Personal information
- Date of birth: 1 July 1982
- Place of birth: Saudi Arabia
- Date of death: 15 March 2026 (aged 43)
- Height: 1.63 m (5 ft 4 in)
- Position: Forward

Youth career
- 1996–2000: Al-Nassr

Senior career*
- Years: Team / Apps / (Gls)
- 2000–2009: Al-Nassr /  / (20+)
- 2009–2011: Sdoos Club

International career
- Saudi Arabia U17
- Saudi Arabia U20
- Saudi Arabia U23
- 2004: Saudi Arabia / 5 / (0)

= Abdulrahman Al-Bishi =

Saudi Arabian footballer (1982–2026)

Abdulrahman Al-Bishi (عبدالرحمن البيشي; 1 July 1982 – 15 March 2026) was a Saudi Arabian footballer who played as a forward.

== Club career ==
Al-Bishi joined the Al-Nassr club in 1996 through Mr.
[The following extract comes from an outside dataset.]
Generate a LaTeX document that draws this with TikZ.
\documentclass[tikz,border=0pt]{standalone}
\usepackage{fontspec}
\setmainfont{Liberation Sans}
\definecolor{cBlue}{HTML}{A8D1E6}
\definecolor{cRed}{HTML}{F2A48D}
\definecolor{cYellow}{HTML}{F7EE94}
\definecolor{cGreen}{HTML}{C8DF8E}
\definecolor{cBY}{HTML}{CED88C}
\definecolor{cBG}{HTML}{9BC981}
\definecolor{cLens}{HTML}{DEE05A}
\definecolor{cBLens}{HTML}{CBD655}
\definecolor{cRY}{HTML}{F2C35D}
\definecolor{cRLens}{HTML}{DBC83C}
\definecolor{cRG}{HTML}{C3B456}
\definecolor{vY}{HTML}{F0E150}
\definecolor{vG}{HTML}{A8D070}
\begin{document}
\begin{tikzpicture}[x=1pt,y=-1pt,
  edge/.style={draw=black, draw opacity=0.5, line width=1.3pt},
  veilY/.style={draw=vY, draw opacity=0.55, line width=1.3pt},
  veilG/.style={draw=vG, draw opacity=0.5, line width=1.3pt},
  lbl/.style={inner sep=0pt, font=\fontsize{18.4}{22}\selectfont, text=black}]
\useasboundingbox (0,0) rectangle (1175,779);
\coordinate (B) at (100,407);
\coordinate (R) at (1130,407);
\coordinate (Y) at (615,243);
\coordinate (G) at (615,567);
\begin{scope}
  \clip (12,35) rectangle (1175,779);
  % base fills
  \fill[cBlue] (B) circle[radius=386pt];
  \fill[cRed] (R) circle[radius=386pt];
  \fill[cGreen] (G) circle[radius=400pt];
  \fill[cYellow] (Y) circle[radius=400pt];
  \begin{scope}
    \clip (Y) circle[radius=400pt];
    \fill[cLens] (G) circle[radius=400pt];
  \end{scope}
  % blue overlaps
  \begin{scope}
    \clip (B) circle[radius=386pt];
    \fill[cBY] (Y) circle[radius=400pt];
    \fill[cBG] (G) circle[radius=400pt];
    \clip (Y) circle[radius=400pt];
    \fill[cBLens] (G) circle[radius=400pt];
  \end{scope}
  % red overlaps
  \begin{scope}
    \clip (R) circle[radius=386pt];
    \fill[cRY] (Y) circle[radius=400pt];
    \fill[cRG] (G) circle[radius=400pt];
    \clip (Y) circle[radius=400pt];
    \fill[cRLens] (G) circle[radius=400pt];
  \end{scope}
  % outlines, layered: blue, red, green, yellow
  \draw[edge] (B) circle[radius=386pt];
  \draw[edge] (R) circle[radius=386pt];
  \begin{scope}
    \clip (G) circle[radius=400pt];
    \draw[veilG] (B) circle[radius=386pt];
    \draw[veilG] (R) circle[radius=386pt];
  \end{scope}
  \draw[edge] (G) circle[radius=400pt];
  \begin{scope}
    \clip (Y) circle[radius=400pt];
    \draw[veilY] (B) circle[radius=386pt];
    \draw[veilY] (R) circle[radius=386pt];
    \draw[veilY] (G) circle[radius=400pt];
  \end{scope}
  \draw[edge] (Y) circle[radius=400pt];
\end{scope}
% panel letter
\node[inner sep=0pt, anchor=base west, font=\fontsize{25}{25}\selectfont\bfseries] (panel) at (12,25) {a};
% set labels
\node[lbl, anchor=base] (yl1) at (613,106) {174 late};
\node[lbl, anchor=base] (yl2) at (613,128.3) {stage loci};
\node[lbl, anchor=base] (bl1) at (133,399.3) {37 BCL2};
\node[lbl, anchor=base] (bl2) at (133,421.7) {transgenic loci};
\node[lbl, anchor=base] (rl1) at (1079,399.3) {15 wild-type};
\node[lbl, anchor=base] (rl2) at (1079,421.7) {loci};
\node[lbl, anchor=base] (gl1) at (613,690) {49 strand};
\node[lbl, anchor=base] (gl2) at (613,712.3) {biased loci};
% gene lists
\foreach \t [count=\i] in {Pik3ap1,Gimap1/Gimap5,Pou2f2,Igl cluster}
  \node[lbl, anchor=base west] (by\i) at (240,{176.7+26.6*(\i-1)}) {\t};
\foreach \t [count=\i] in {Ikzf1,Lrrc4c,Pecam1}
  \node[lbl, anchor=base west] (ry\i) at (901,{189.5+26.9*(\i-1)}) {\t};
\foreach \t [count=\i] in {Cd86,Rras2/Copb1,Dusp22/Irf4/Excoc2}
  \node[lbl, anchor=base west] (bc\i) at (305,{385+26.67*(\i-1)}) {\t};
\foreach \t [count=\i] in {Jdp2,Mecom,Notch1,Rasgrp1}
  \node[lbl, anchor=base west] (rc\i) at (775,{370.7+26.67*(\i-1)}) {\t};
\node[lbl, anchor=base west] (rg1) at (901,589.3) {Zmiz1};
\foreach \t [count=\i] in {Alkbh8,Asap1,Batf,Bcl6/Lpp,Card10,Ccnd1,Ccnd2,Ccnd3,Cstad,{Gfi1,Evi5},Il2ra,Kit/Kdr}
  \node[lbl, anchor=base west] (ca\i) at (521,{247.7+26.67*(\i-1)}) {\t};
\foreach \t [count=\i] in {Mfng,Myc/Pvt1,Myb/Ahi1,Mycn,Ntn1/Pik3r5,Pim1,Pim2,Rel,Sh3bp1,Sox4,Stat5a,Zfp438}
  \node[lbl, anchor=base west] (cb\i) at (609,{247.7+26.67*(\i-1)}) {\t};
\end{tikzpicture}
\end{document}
Abdulla Al-Howaishel. Fifteen days after joining, he was recalled by the Al-Nasr's Under 17 squad's trainer Yousef Khamis. At the beginning, Al-Bishi played as a midfielder; however, Khamis decided that Al-Bishi would be better suited in a forward position.
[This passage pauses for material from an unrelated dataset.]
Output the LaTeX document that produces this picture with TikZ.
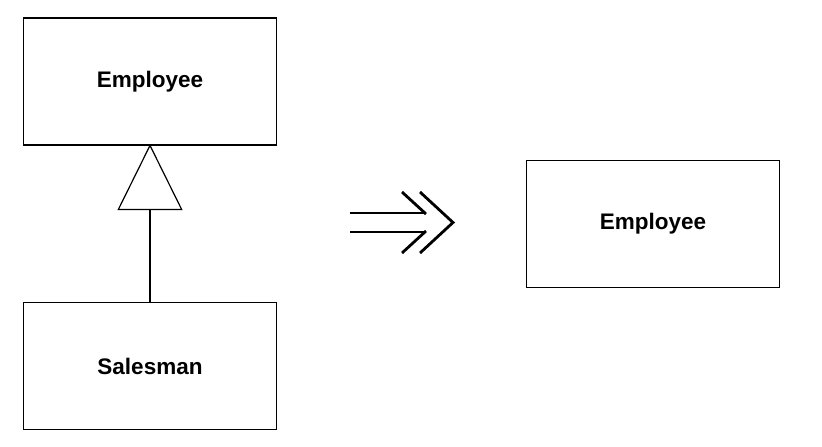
\documentclass[tikz,border=0pt]{standalone}
\usepackage{fontspec}
\setmainfont{Liberation Sans}
\usepackage{tikz}
\usetikzlibrary{arrows.meta}

\tikzset{classbox/.style={draw,line width=1.2pt,minimum width=253pt,minimum height=127pt,inner sep=0pt,font=\fontsize{22.5}{26}\selectfont\bfseries}}

\begin{document}
\begin{tikzpicture}[x=1pt,y=-1pt]
    \useasboundingbox (0,0) rectangle (822,447);
    \node[classbox] (emp) at (150,81.5) {Employee};
    \node[classbox] (sal) at (150,366) {Salesman};
    \node[classbox] (flat) at (653,224) {Employee};
    \draw[line width=1.2pt,-{Triangle[open,length=66pt,width=65pt,line width=1.2pt]}] (sal.north) -- ([yshift=1.5pt]emp.south);
    \draw[line width=2.8pt] (350,213) -- (426,213) (350,232) -- (426,232);
    \draw[line width=2.8pt] (402,192) -- (426,214) (402,253) -- (426,231);
    \draw[line width=2.8pt,line join=miter] (420,192) -- (453,222.5) -- (420,253);
\end{tikzpicture}
\end{document}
In Al-Bishi's first two seasons, he scored 74 goals for Al-Nassr's under 17 team. When he was 17, Al-Bishi was called for Al-Nasr's under 20 squad. He played his first match when he was just 18.

== International career==
Al-Bishi played with almost every Saudi Arabian team but didn't get the success he looked for due to the frequent injuries he suffered. He made three appearances for Saudi Arabia at the 2004 AFC Asian Cup finals.

He played with the Saudi schools team, under 17, under 20, under 23 and the Saudi first team.

==Illness and death==
Al-Bishi's struggle with amyotrophic lateral sclerosis began in 2019. He died from complications of the condition on 15 March 2026, at the age of 43.